■ Problem to work on
Without the pictures, write out all the lines below exactly as they appear.
----------------
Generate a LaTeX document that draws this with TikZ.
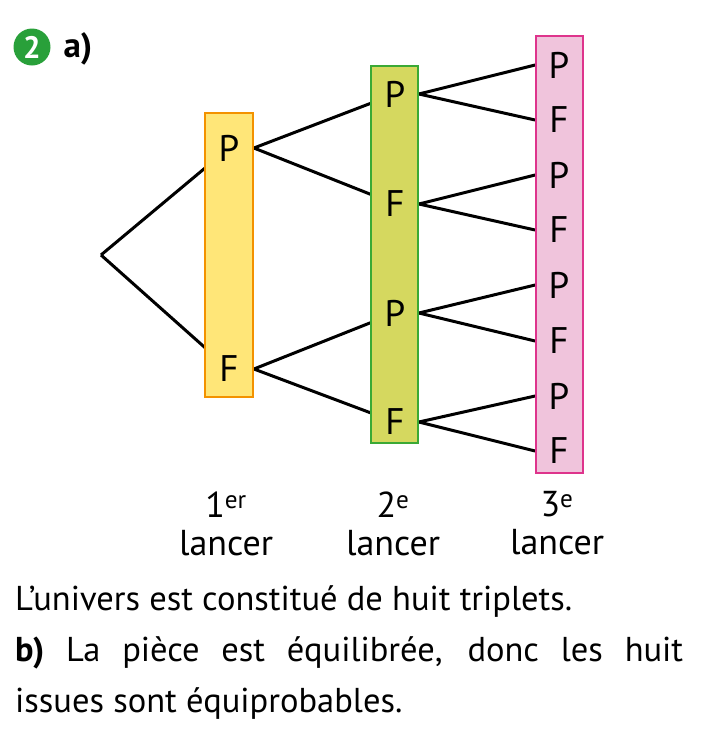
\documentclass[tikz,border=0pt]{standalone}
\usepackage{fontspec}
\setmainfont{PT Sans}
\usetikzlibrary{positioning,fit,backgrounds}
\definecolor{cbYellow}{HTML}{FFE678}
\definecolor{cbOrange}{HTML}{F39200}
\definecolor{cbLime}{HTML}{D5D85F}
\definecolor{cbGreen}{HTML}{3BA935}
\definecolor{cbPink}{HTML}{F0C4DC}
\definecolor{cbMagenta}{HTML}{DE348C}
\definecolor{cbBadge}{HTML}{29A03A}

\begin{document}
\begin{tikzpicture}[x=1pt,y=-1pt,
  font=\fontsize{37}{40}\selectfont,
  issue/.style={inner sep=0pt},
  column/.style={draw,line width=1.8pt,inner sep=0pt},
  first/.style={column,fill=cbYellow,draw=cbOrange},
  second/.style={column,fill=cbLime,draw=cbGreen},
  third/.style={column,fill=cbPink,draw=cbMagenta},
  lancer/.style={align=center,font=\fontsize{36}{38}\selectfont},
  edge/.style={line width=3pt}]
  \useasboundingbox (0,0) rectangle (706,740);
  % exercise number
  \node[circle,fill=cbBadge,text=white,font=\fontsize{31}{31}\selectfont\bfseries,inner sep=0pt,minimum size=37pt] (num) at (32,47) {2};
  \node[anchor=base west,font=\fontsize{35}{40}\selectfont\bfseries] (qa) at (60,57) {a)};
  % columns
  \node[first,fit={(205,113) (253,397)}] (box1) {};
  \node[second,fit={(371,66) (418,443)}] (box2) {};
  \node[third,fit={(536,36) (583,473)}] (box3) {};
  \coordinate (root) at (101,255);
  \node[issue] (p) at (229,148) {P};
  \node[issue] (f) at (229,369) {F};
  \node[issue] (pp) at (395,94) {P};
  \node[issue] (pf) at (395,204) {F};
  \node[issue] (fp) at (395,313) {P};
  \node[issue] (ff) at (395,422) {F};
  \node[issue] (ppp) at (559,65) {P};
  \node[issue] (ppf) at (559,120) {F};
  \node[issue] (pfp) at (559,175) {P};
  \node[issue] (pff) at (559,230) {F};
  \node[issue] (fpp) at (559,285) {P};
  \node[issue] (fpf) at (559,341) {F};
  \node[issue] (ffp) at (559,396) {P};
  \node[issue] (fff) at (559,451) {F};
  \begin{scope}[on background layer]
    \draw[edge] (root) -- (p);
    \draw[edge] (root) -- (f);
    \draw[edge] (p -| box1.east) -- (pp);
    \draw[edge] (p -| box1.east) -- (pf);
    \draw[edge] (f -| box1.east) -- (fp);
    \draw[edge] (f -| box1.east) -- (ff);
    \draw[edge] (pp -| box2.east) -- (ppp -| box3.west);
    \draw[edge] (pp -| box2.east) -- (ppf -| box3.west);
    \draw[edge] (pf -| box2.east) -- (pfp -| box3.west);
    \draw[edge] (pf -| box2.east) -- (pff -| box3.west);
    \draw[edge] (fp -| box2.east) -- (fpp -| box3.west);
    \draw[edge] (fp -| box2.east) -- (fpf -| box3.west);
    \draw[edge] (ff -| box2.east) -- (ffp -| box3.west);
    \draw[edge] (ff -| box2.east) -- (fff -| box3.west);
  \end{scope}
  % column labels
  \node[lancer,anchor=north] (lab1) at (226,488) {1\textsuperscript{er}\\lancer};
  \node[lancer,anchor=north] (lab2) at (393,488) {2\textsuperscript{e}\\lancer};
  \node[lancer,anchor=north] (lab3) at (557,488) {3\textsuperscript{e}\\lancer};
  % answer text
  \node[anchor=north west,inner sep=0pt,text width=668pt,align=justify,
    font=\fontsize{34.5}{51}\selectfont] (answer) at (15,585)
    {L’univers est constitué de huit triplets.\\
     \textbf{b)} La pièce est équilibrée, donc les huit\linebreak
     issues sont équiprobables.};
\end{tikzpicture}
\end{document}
----------------
■ Result of the task
Generate a LaTeX document that draws this with TikZ.
\documentclass[tikz,border=0pt]{standalone}
\usepackage{fontspec}
\setmainfont{PT Sans}
\usetikzlibrary{positioning,fit,backgrounds}
\definecolor{cbYellow}{HTML}{FFE678}
\definecolor{cbOrange}{HTML}{F39200}
\definecolor{cbLime}{HTML}{D5D85F}
\definecolor{cbGreen}{HTML}{3BA935}
\definecolor{cbPink}{HTML}{F0C4DC}
\definecolor{cbMagenta}{HTML}{DE348C}
\definecolor{cbBadge}{HTML}{29A03A}

\begin{document}
\begin{tikzpicture}[x=1pt,y=-1pt,
  font=\fontsize{37}{40}\selectfont,
  issue/.style={inner sep=0pt},
  column/.style={draw,line width=1.8pt,inner sep=0pt},
  first/.style={column,fill=cbYellow,draw=cbOrange},
  second/.style={column,fill=cbLime,draw=cbGreen},
  third/.style={column,fill=cbPink,draw=cbMagenta},
  lancer/.style={align=center,font=\fontsize{36}{38}\selectfont},
  edge/.style={line width=3pt}]
  \useasboundingbox (0,0) rectangle (706,740);
  % exercise number
  \node[circle,fill=cbBadge,text=white,font=\fontsize{31}{31}\selectfont\bfseries,inner sep=0pt,minimum size=37pt] (num) at (32,47) {2};
  \node[anchor=base west,font=\fontsize{35}{40}\selectfont\bfseries] (qa) at (60,57) {a)};
  % columns
  \node[first,fit={(205,113) (253,397)}] (box1) {};
  \node[second,fit={(371,66) (418,443)}] (box2) {};
  \node[third,fit={(536,36) (583,473)}] (box3) {};
  \coordinate (root) at (101,255);
  \node[issue] (p) at (229,148) {P};
  \node[issue] (f) at (229,369) {F};
  \node[issue] (pp) at (395,94) {P};
  \node[issue] (pf) at (395,204) {F};
  \node[issue] (fp) at (395,313) {P};
  \node[issue] (ff) at (395,422) {F};
  \node[issue] (ppp) at (559,65) {P};
  \node[issue] (ppf) at (559,120) {F};
  \node[issue] (pfp) at (559,175) {P};
  \node[issue] (pff) at (559,230) {F};
  \node[issue] (fpp) at (559,285) {P};
  \node[issue] (fpf) at (559,341) {F};
  \node[issue] (ffp) at (559,396) {P};
  \node[issue] (fff) at (559,451) {F};
  \begin{scope}[on background layer]
    \draw[edge] (root) -- (p);
    \draw[edge] (root) -- (f);
    \draw[edge] (p -| box1.east) -- (pp);
    \draw[edge] (p -| box1.east) -- (pf);
    \draw[edge] (f -| box1.east) -- (fp);
    \draw[edge] (f -| box1.east) -- (ff);
    \draw[edge] (pp -| box2.east) -- (ppp -| box3.west);
    \draw[edge] (pp -| box2.east) -- (ppf -| box3.west);
    \draw[edge] (pf -| box2.east) -- (pfp -| box3.west);
    \draw[edge] (pf -| box2.east) -- (pff -| box3.west);
    \draw[edge] (fp -| box2.east) -- (fpp -| box3.west);
    \draw[edge] (fp -| box2.east) -- (fpf -| box3.west);
    \draw[edge] (ff -| box2.east) -- (ffp -| box3.west);
    \draw[edge] (ff -| box2.east) -- (fff -| box3.west);
  \end{scope}
  % column labels
  \node[lancer,anchor=north] (lab1) at (226,488) {1\textsuperscript{er}\\lancer};
  \node[lancer,anchor=north] (lab2) at (393,488) {2\textsuperscript{e}\\lancer};
  \node[lancer,anchor=north] (lab3) at (557,488) {3\textsuperscript{e}\\lancer};
  % answer text
  \node[anchor=north west,inner sep=0pt,text width=668pt,align=justify,
    font=\fontsize{34.5}{51}\selectfont] (answer) at (15,585)
    {L’univers est constitué de huit triplets.\\
     \textbf{b)} La pièce est équilibrée, donc les huit\linebreak
     issues sont équiprobables.};
\end{tikzpicture}
\end{document}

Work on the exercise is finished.